Last edited by Daisyduke (January 27, 2017 9:03 pm)

 

January 30, 2017 12:28 am  #10


Re: assaulted by the trans narrative

OOHC, Brilliant. I too feel even mmore isolated now that I have chosen to exit his closet. I have always been a very liberal minded supporter off LGBT, helping in the community as much as I could, helping my own husband further his progress & cause (unknowingly! that whole "hind site 20/20' thing!) and now, it makes me  so irritated to see anything Trans mtf. I KNOW it has diddly squat to do with gender for 95% of mtf middle aged males. And to listen to the chatter,,  for me especially, not one to bite my tongue, it's a test to my patience. I don't know how you cope at your given workplace & husband''s close proximity.

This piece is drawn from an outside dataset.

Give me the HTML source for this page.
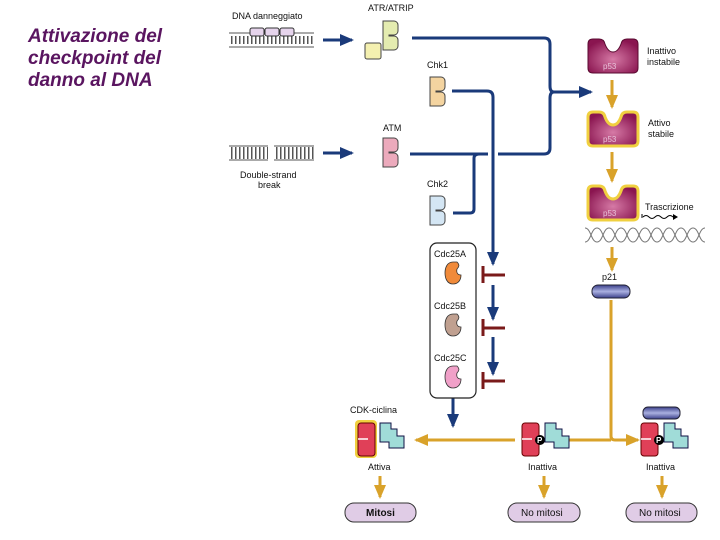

The co worker suggesting "Sexy Times" at the end of that is very telling. It really IS sim
mply about sexual behavior. If it's not, how inappropriate for it to be included. And why must a Renaissance lesson be spun as "Trans"? Oh right, it's so Au Current! How stylish & edgy.  

You must be exhausted. On one hand we are reeling from all the new info we are learning, we're pissed, confused,, want to scream from he roof tops what us *insiders* know about the real Trans that Trans are not sharing but really, we would love nothing more than to rewind to the days we were clueless & simply LGBT supportive,, but we are slapped in the face every single day y the movement. I hate that make up commercial with the male blogger as the new *spokes person* for make up, in full drag make up, smile as big as Texas. Then I feel like a hypocritical bitter bitch for rolling my eyes & letting out a big  "Ugh!"

I have very little social/workplace interactions though, unlike you. I applaud you, your grace, patience & diplomacy. I would be reminding your spouse how EXTRA lucky he is that his co worker/wife/life partner experienced in the CD/TG narrative is all of the above mentioned. Kudos.